Death toll increases to 85 with 3,447 infected
The logjam in coronavirus testing is now leaving some patients waiting two weeks to find out if they are positive for the virus.
More women than men are testing positive for the virus for the first time, as 14 more families were yesterday left mourning a loved one who died from infection.
The death toll has now risen to 85 after 10 more people died in the east and another four in the south.
The Department of Health also confirmed if a person dies before their test is processed, they are counted as positive.
This means the deceased person's funeral must be held under strict conditions and restrictions to the upset of families at such a sad time.
Deputy chief medical officer Dr Ronan Glynn said another 212 cases of the virus have been diagnosed, bringing the total to 3,447.
An analysis of figures up to Monday night showed 48pc are male, reversing a trend where more men were infected. The number in intensive care has risen again to 126 and most of these are still likely to be receiving treatment.
Dr Glynn, said it could be 10 days to two weeks before the delays in testing, due to a worldwide shortage of laboratory kits, is resolved.
People with suspected cases who could be waiting 14 days for a result may have completed their period of self-isolation and recovered before they get a result.
Asked if the delay in testing was giving an underestimate of the daily rise in new cases, Dr Glynn said: "We have been very open that we are not carrying out as many tests as we intended to be carried out at this point.
"If we were carrying out more tests we probably would be picking up more people but that does not mean the picture in hospitalisations intensive care would be any different," he added.
"Ultimately from the point of view of tracking the disease and tracking its impact on hospital capacity those are the figures we are most interested in."
Some 834 patients have been hospitalised with the illness.
The next 10 days or two weeks will provide the best picture of where we stand in terms of spread and it is still too early to draw conclusions.
Dr Cillian de Gascun, of the National Virus Reference Laboratory, said they are carrying out 1,500 tests a day and were planning for 5,000.
However, a worldwide shortage of reagents to complete the laboratory analysis of swabs was hampering progress.
He said the plan is still to be doing 15,000 tests a day in a couple of weeks' time.
"We are working with our existing partners to identify alternative options for the extraction process and we also have more equipment coming on-stream in the next seven to 10 days."
A survey commissioned by the Department of Health showed strong support for emergency measures with 89pc saying they agree with social distancing and 94pc believing they can comply with the restrictions.
Some 85pc said they have adapted to the measures and would know what to do if they felt they had symptoms which is to self-isolate.
One in three is worried about their health and three in four are concerned for family and friends.
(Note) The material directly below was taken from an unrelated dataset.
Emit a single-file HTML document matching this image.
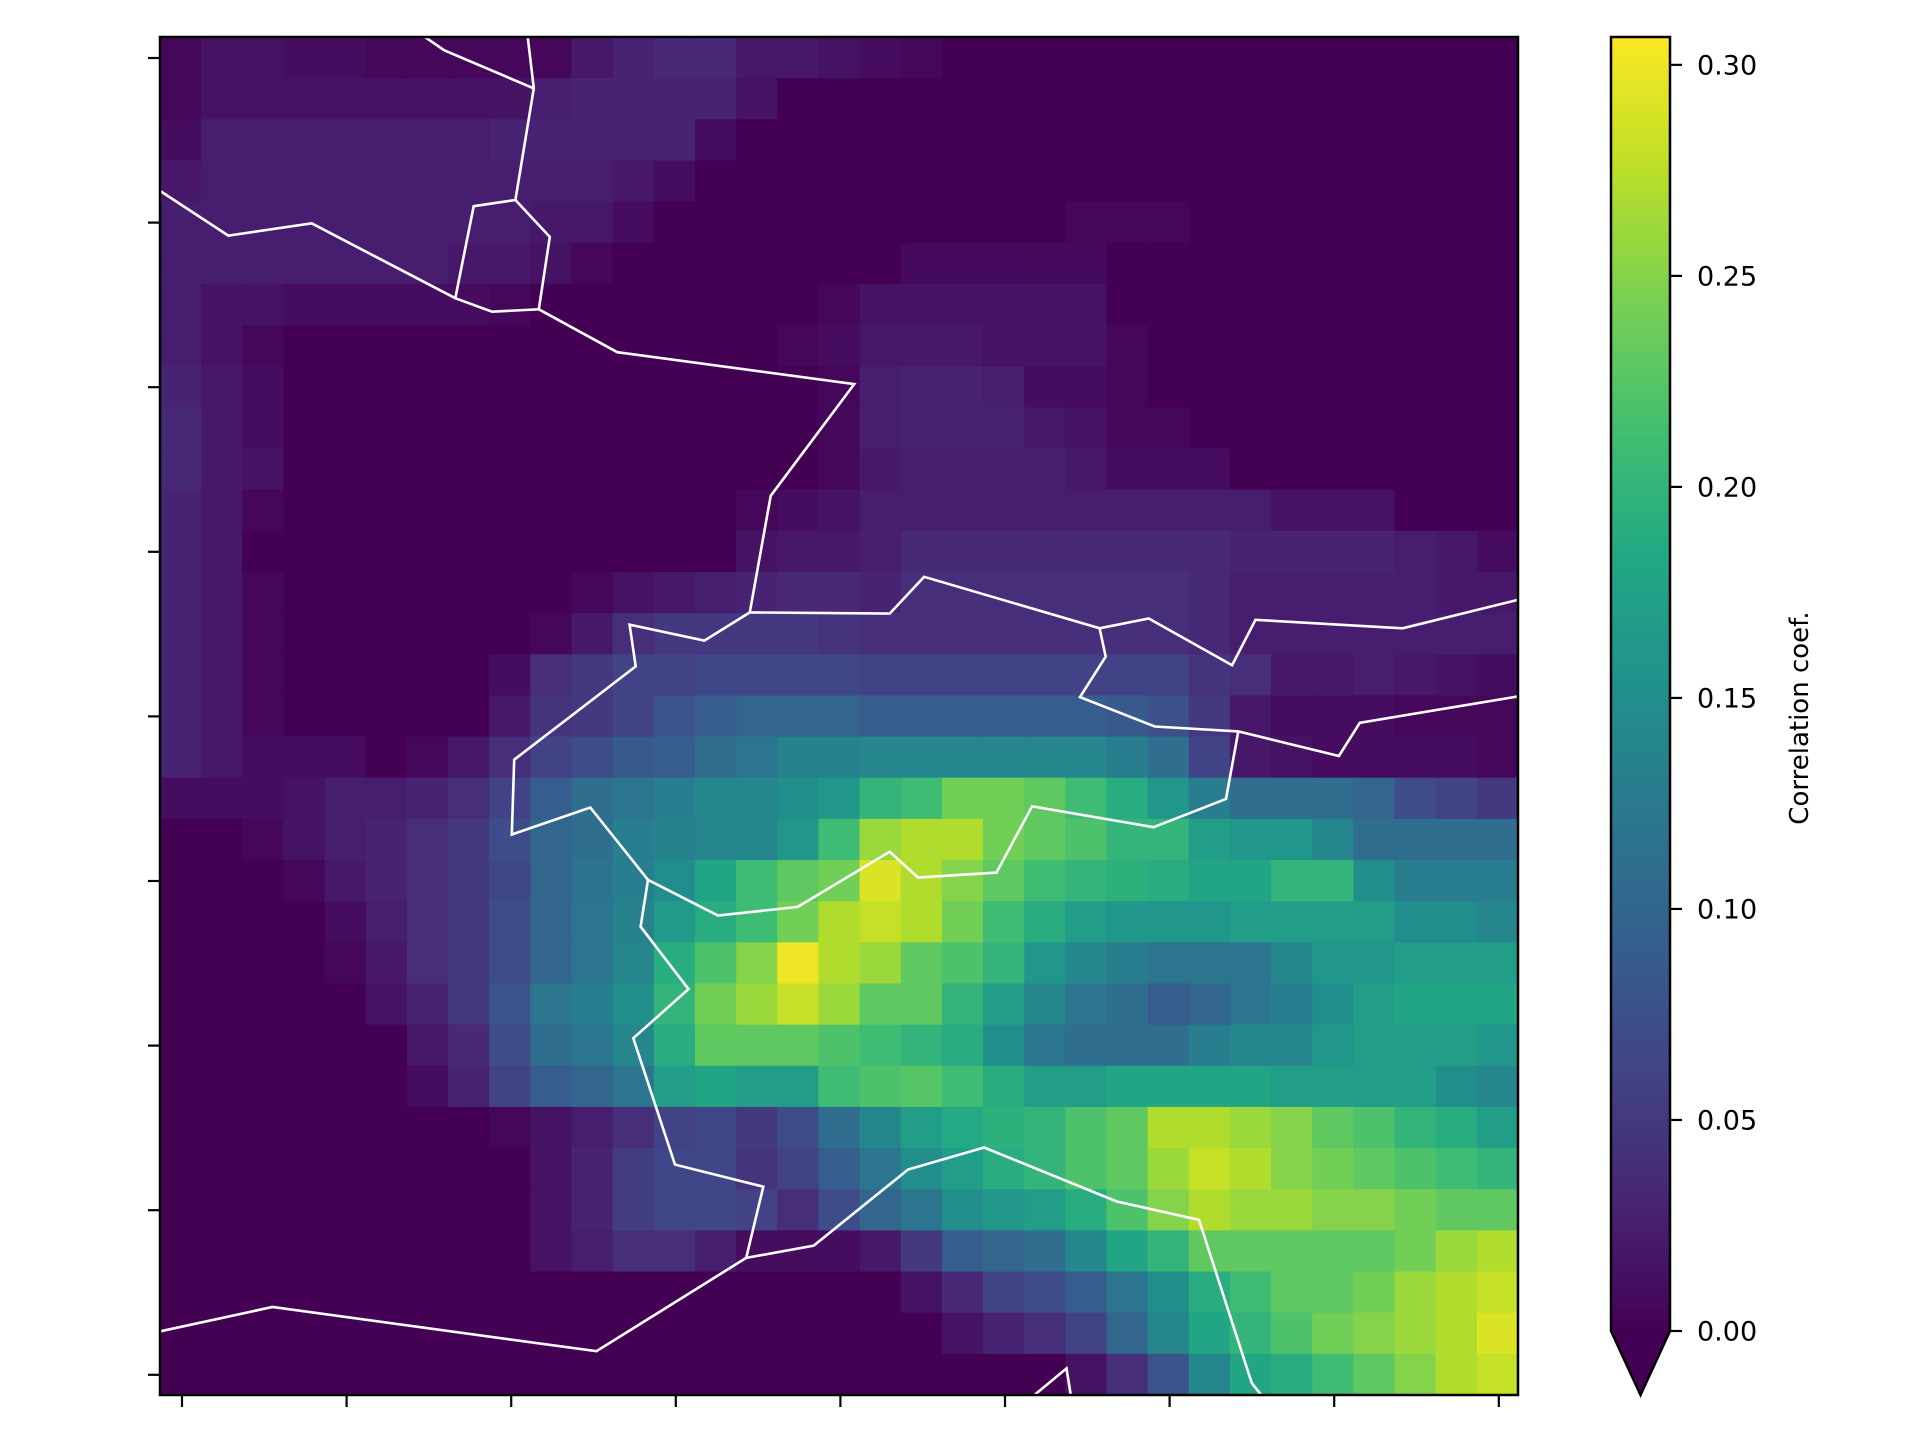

Two-thirds are now contacting family and friends on their phone or online.
Due to the delay in testing, public health officials will now start contact tracing from the point at which someone suspected of having the virus is referred for a test, not when a result comes through.
It will be another 10 days to two weeks before testing is ramped up to the levels needed.
Dr Colm Henry, of the HSE, said as of now the advice regarding masks is that unless in direct contact with an infected patient they may even present a hazard because people adjust them more frequently and that can distract them from the core practice of hand-washing.
The advice is constantly evolving, he added. Meanwhile the number of clusters in nursing homes has risen to 23.
The National Public Health Emergency Team has written to the HSE to implement a series of safeguards including more screening of staff for potential symptoms of the virus and improved training in areas such as the administration of oxygen.
The Master of the Rotunda Hospital, Professor Fergal Malone, confirmed 10 pregnant women in the hospital and some staff have tested positive for the coronavirus.
He said, however, the patients are being well looked after and all of the women infected with the virus and their babies are in good health.